_DATA:_
↓
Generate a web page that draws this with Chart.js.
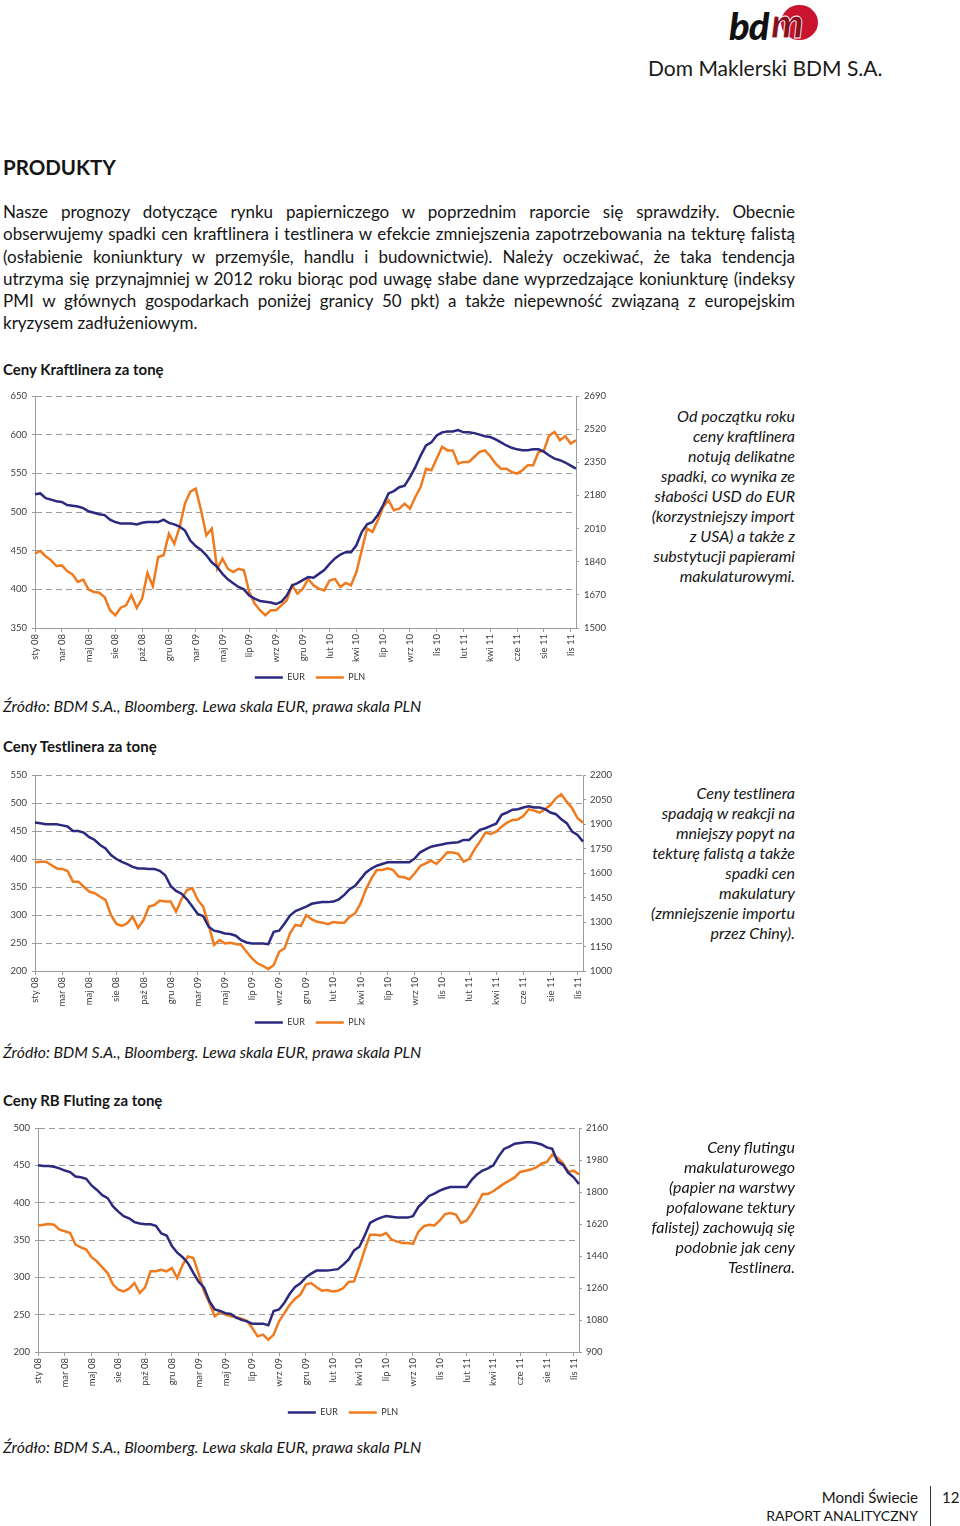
<!DOCTYPE html>
<html lang="pl">
<head>
<meta charset="utf-8">
<title>Mondi Świecie – produkty</title>
<script src="https://cdn.jsdelivr.net/npm/chart.js@4.4.1/dist/chart.umd.min.js"></script>
<style>
  html, body { margin: 0; padding: 0; background: #fff; }
  body { position: relative; width: 960px; height: 1526px; overflow: hidden; font-family: Lato, "Open Sans", sans-serif; color: #151515; }
  .abs { position: absolute; }
  .para { left: 3px; top: 201px; width: 792px; font-size: 17px; line-height: 22.3px; }
  .para div { text-align: justify; text-align-last: justify; }
  .para div.last { text-align-last: left; }
  .title { left: 3px; font-size: 15px; font-weight: bold; line-height: 20px; }
  .source { left: 3px; font-size: 15.8px; font-style: italic; line-height: 20px; }
  .side { right: 165px; text-align: right; font-size: 16px; font-style: italic; line-height: 20px; white-space: nowrap; }
  canvas { position: absolute; left: 0; }
</style>
</head>
<body>

<div class="abs" style="left:781px;top:5px;width:37px;height:35px;border-radius:50%;background:#c8142f"></div>
<div class="abs" style="left:729px;top:2px;font-size:38px;font-weight:900;font-style:italic;letter-spacing:-1px;line-height:46px;color:#111">bd</div>
<div class="abs" style="left:771px;top:0px;font-size:41px;font-weight:900;font-style:italic;line-height:46px;color:#86101d;-webkit-text-stroke:0.8px #fff">m</div>
<div class="abs" style="left:648px;top:56px;font-size:21px;line-height:24px;color:#1a1a1a">Dom Maklerski BDM S.A.</div>

<div class="abs" style="left:3px;top:154px;font-size:20.5px;font-weight:bold;line-height:26px">PRODUKTY</div>

<div class="abs para">
  <div>Nasze prognozy dotyczące rynku papierniczego w poprzednim raporcie się sprawdziły. Obecnie</div>
  <div>obserwujemy spadki cen kraftlinera i testlinera w efekcie zmniejszenia zapotrzebowania na tekturę falistą</div>
  <div>(osłabienie koniunktury w przemyśle, handlu i budownictwie). Należy oczekiwać, że taka tendencja</div>
  <div>utrzyma się przynajmniej w 2012 roku biorąc pod uwagę słabe dane wyprzedzające koniunkturę (indeksy</div>
  <div>PMI w głównych gospodarkach poniżej granicy 50 pkt) a także niepewność związaną z europejskim</div>
  <div class="last">kryzysem zadłużeniowym.</div>
</div>

<div class="abs title" style="top:359px">Ceny Kraftlinera za tonę</div>
<canvas id="kraftChart" width="620" height="308" style="top:384px"></canvas>
<div class="abs side" style="top:406px">Od początku roku<br>ceny kraftlinera<br>notują delikatne<br>spadki, co wynika ze<br>słabości USD do EUR<br>(korzystniejszy import<br>z USA) a także z<br>substytucji papierami<br>makulaturowymi.</div>
<div class="abs source" style="top:696px">Źródło: BDM S.A., Bloomberg. Lewa skala EUR, prawa skala PLN</div>

<div class="abs title" style="top:736px">Ceny Testlinera za tonę</div>
<canvas id="testChart" width="620" height="274" style="top:763px"></canvas>
<div class="abs side" style="top:783px">Ceny testlinera<br>spadają w reakcji na<br>mniejszy popyt na<br>tekturę falistą a także<br>spadki cen<br>makulatury<br>(zmniejszenie importu<br>przez Chiny).</div>
<div class="abs source" style="top:1042px">Źródło: BDM S.A., Bloomberg. Lewa skala EUR, prawa skala PLN</div>

<div class="abs title" style="top:1090px">Ceny RB Fluting za tonę</div>
<canvas id="flutChart" width="686" height="311" style="top:1116px"></canvas>
<div class="abs side" style="top:1137px">Ceny flutingu<br>makulaturowego<br>(papier na warstwy<br>pofalowane tektury<br>falistej) zachowują się<br>podobnie jak ceny<br>Testlinera.</div>
<div class="abs source" style="top:1437px">Źródło: BDM S.A., Bloomberg. Lewa skala EUR, prawa skala PLN</div>

<div class="abs" style="right:42px;top:1487px;font-size:15px;line-height:20px;text-align:right">Mondi Świecie</div>
<div class="abs" style="right:42px;top:1506px;font-size:14px;line-height:20px;text-align:right">RAPORT ANALITYCZNY</div>
<div class="abs" style="left:930px;top:1486px;width:1px;height:40px;background:#333"></div>
<div class="abs" style="left:942px;top:1487px;font-size:15px;line-height:20px">12</div>

<script>
// x axis: one point every ~2 weeks, a label every 5th point
const tickLabels = ['sty 08', 'mar 08', 'maj 08', 'sie 08', 'paź 08', 'gru 08', 'mar 09', 'maj 09', 'lip 09', 'wrz 09',
  'gru 09', 'lut 10', 'kwi 10', 'lip 10', 'wrz 10', 'lis 10', 'lut 11', 'kwi 11', 'cze 11', 'sie 11', 'lis 11'];

// Kraftliner, EUR / PLN per tonne
const kraftEur = [
  523, 524, 518, 516, 514, 513, 509, 508, 507, 505,
  501, 499, 497, 496, 490, 487, 485, 485, 485, 484,
  486, 487, 487, 487, 490, 486, 484, 481, 476, 463,
  456, 451, 444, 435, 429, 420, 413, 408, 403, 400,
  392, 388, 385, 384, 383, 381, 384, 392, 405, 408,
  412, 416, 415, 420, 425, 433, 440, 445, 448, 448,
  457, 474, 484, 487, 496, 509, 524, 527, 532, 534,
  545, 558, 573, 586, 590, 599, 603, 604, 604, 606,
  603, 603, 602, 600, 598, 597, 594, 590, 586, 583,
  581, 580, 580, 581, 581, 578, 573, 569, 567, 564,
  560, 556];
const kraftPln = [
  1881, 1895, 1868, 1847, 1818, 1821, 1792, 1775, 1736, 1748,
  1697, 1685, 1681, 1659, 1591, 1565, 1604, 1616, 1668, 1603,
  1651, 1782, 1714, 1864, 1873, 1984, 1932, 2018, 2138, 2200,
  2215, 2104, 1975, 2010, 1804, 1856, 1804, 1787, 1804, 1796,
  1685, 1625, 1591, 1565, 1591, 1591, 1616, 1642, 1718, 1676,
  1702, 1752, 1719, 1702, 1693, 1744, 1752, 1710, 1731, 1719,
  1787, 1898, 2010, 1993, 2052, 2121, 2155, 2104, 2112, 2138,
  2112, 2172, 2223, 2317, 2309, 2369, 2429, 2411, 2411, 2343,
  2352, 2352, 2377, 2403, 2411, 2381, 2343, 2317, 2317, 2300,
  2292, 2309, 2335, 2335, 2403, 2411, 2488, 2506, 2463, 2483,
  2446, 2463];

// Testliner
const testEur = [
  465, 464, 462, 462, 462, 460, 458, 450, 450, 447,
  439, 434, 425, 419, 407, 400, 395, 391, 386, 383,
  383, 382, 382, 379, 371, 352, 343, 338, 328, 315,
  302, 298, 279, 272, 270, 267, 266, 263, 255, 251,
  249, 249, 249, 248, 270, 272, 285, 299, 307, 311,
  315, 320, 322, 323, 323, 324, 328, 336, 346, 352,
  364, 376, 383, 388, 391, 394, 394, 394, 394, 394,
  401, 412, 417, 422, 424, 426, 428, 429, 430, 434,
  434, 443, 452, 455, 459, 463, 479, 483, 488, 489,
  492, 494, 492, 492, 489, 483, 480, 471, 464, 449,
  443, 431];
const testPln = [
  1665, 1669, 1669, 1649, 1628, 1625, 1612, 1547, 1547, 1516,
  1486, 1476, 1455, 1435, 1343, 1288, 1276, 1292, 1333, 1265,
  1312, 1394, 1404, 1431, 1425, 1425, 1363, 1439, 1496, 1506,
  1435, 1394, 1282, 1160, 1190, 1169, 1173, 1165, 1160, 1118,
  1077, 1047, 1031, 1012, 1037, 1118, 1139, 1231, 1282, 1276,
  1342, 1316, 1302, 1296, 1287, 1300, 1296, 1296, 1332, 1353,
  1414, 1500, 1567, 1618, 1618, 1628, 1618, 1578, 1574, 1561,
  1598, 1643, 1659, 1675, 1655, 1690, 1727, 1725, 1717, 1669,
  1685, 1745, 1792, 1847, 1839, 1853, 1884, 1908, 1924, 1928,
  1949, 1990, 1982, 1969, 1990, 2016, 2057, 2082, 2037, 1996,
  1935, 1908];

// RB Fluting
const flutEur = [
  450, 449, 449, 448, 446, 443, 441, 435, 434, 432,
  423, 417, 410, 406, 395, 388, 382, 379, 374, 372,
  371, 371, 369, 359, 356, 342, 333, 327, 319, 306,
  294, 286, 268, 257, 255, 252, 251, 246, 243, 241,
  238, 238, 238, 236, 255, 257, 266, 278, 287, 292,
  300, 305, 309, 309, 309, 310, 311, 317, 324, 336,
  341, 356, 373, 377, 380, 382, 381, 380, 380, 380,
  382, 394, 401, 409, 412, 416, 419, 421, 421, 421,
  421, 431, 438, 443, 446, 450, 462, 472, 475, 479,
  480, 481, 481, 480, 478, 474, 472, 455, 451, 440,
  434, 425];
const flutPln = [
  1612, 1616, 1620, 1616, 1588, 1579, 1569, 1504, 1489, 1476,
  1433, 1410, 1376, 1344, 1279, 1251, 1241, 1256, 1288, 1232,
  1264, 1354, 1354, 1363, 1354, 1372, 1316, 1391, 1438, 1429,
  1339, 1241, 1176, 1101, 1125, 1110, 1101, 1095, 1087, 1076,
  1035, 988, 998, 969, 998, 1073, 1119, 1166, 1200, 1223,
  1279, 1288, 1264, 1245, 1249, 1241, 1245, 1260, 1294, 1297,
  1382, 1476, 1560, 1560, 1556, 1569, 1532, 1522, 1513, 1513,
  1508, 1575, 1607, 1616, 1612, 1639, 1676, 1682, 1673, 1626,
  1639, 1682, 1732, 1789, 1789, 1804, 1826, 1847, 1864, 1882,
  1913, 1920, 1926, 1939, 1959, 1969, 2010, 1992, 1963, 1913,
  1920, 1898];

const EUR_COLOR = '#2b2a7f';
const PLN_COLOR = '#f07a1e';
const GRID = '#9b9b9b';
const TICK_TEXT = '#3c3c3c';

Chart.defaults.font.family = 'Lato, "Open Sans", sans-serif';

function pointLabels(n) {
  const out = [];
  for (let i = 0; i < n; i++) {
    out.push(i % 5 === 0 && tickLabels[i / 5] ? tickLabels[i / 5] : '');
  }
  return out;
}

function renderChart(canvasId, eur, pln, left, right, box) {
  const ctx = document.getElementById(canvasId).getContext('2d');

  return new Chart(ctx, {
    type: 'line',
    data: {
      labels: pointLabels(eur.length),
      datasets: [{
        label: 'EUR',
        data: eur,
        yAxisID: 'y',
        borderColor: EUR_COLOR,
        backgroundColor: EUR_COLOR,
        borderWidth: 2.5,
        pointRadius: 0,
        tension: 0
      }, {
        label: 'PLN',
        data: pln,
        yAxisID: 'y1',
        borderColor: PLN_COLOR,
        backgroundColor: PLN_COLOR,
        borderWidth: 2.5,
        pointRadius: 0,
        tension: 0
      }]
    },
    options: {
      responsive: false,
      animation: false,
      layout: { padding: { top: 12, left: 0, right: 0, bottom: 0 } },
      plugins: {
        tooltip: { enabled: false },
        legend: {
          position: 'bottom',
          labels: {
            usePointStyle: true,
            pointStyleWidth: 28,
            padding: 11,
            color: '#333',
            font: { size: 9 },
            generateLabels: chart => chart.data.datasets.map((ds, i) => ({
              text: ds.label,
              fillStyle: ds.borderColor,
              strokeStyle: ds.borderColor,
              lineWidth: 2.5,
              pointStyle: 'line',
              fontColor: '#333',
              datasetIndex: i
            }))
          }
        }
      },
      scales: {
        x: {
          type: 'category',
          afterBuildTicks: axis => { axis.ticks = axis.ticks.filter(t => t.value % 5 === 0); },
          afterFit: scale => { scale.height = box.xHeight; },
          grid: { drawOnChartArea: false, color: GRID, tickLength: 4 },
          border: { color: GRID },
          ticks: { autoSkip: false, minRotation: 90, maxRotation: 90, padding: 2, color: TICK_TEXT, font: { size: 9.5 } }
        },
        y: {
          position: 'left',
          min: left.min,
          max: left.max,
          afterFit: scale => { scale.width = box.left; },
          grid: { color: GRID, tickLength: 3 },
          border: { color: GRID, dash: [6, 4] },
          ticks: { stepSize: left.step, padding: 5, color: TICK_TEXT, font: { size: 9.5 }, callback: v => String(v) }
        },
        y1: {
          position: 'right',
          min: right.min,
          max: right.max,
          afterFit: scale => { scale.width = box.right; },
          grid: { drawOnChartArea: false, color: GRID, tickLength: 3 },
          border: { color: GRID },
          ticks: { stepSize: right.step, padding: box.rightPad, color: TICK_TEXT, font: { size: 9.5 }, callback: v => String(v) }
        }
      }
    }
  });
}

document.fonts.ready.then(() => {
  renderChart('kraftChart', kraftEur, kraftPln,
    { min: 350, max: 650, step: 50 }, { min: 1500, max: 2690, step: 170 },
    { left: 35, right: 44, xHeight: 34, rightPad: 5 });
  renderChart('testChart', testEur, testPln,
    { min: 200, max: 550, step: 50 }, { min: 1000, max: 2200, step: 150 },
    { left: 35, right: 37, xHeight: 36, rightPad: 4 });
  renderChart('flutChart', flutEur, flutPln,
    { min: 200, max: 500, step: 50 }, { min: 900, max: 2160, step: 180 },
    { left: 38, right: 107, xHeight: 45, rightPad: 4 });
});
</script>
</body>
</html>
↑
Set the lines above down again, word for word, from the first through the one containing "Maklerski BDM S.A.</div>"; pictures excluded.

_EXERCISE SOLUTION:_
Generate a web page that draws this with Chart.js.
<!DOCTYPE html>
<html lang="pl">
<head>
<meta charset="utf-8">
<title>Mondi Świecie – produkty</title>
<script src="https://cdn.jsdelivr.net/npm/chart.js@4.4.1/dist/chart.umd.min.js"></script>
<style>
  html, body { margin: 0; padding: 0; background: #fff; }
  body { position: relative; width: 960px; height: 1526px; overflow: hidden; font-family: Lato, "Open Sans", sans-serif; color: #151515; }
  .abs { position: absolute; }
  .para { left: 3px; top: 201px; width: 792px; font-size: 17px; line-height: 22.3px; }
  .para div { text-align: justify; text-align-last: justify; }
  .para div.last { text-align-last: left; }
  .title { left: 3px; font-size: 15px; font-weight: bold; line-height: 20px; }
  .source { left: 3px; font-size: 15.8px; font-style: italic; line-height: 20px; }
  .side { right: 165px; text-align: right; font-size: 16px; font-style: italic; line-height: 20px; white-space: nowrap; }
  canvas { position: absolute; left: 0; }
</style>
</head>
<body>

<div class="abs" style="left:781px;top:5px;width:37px;height:35px;border-radius:50%;background:#c8142f"></div>
<div class="abs" style="left:729px;top:2px;font-size:38px;font-weight:900;font-style:italic;letter-spacing:-1px;line-height:46px;color:#111">bd</div>
<div class="abs" style="left:771px;top:0px;font-size:41px;font-weight:900;font-style:italic;line-height:46px;color:#86101d;-webkit-text-stroke:0.8px #fff">m</div>
<div class="abs" style="left:648px;top:56px;font-size:21px;line-height:24px;color:#1a1a1a">Dom Maklerski BDM S.A.</div>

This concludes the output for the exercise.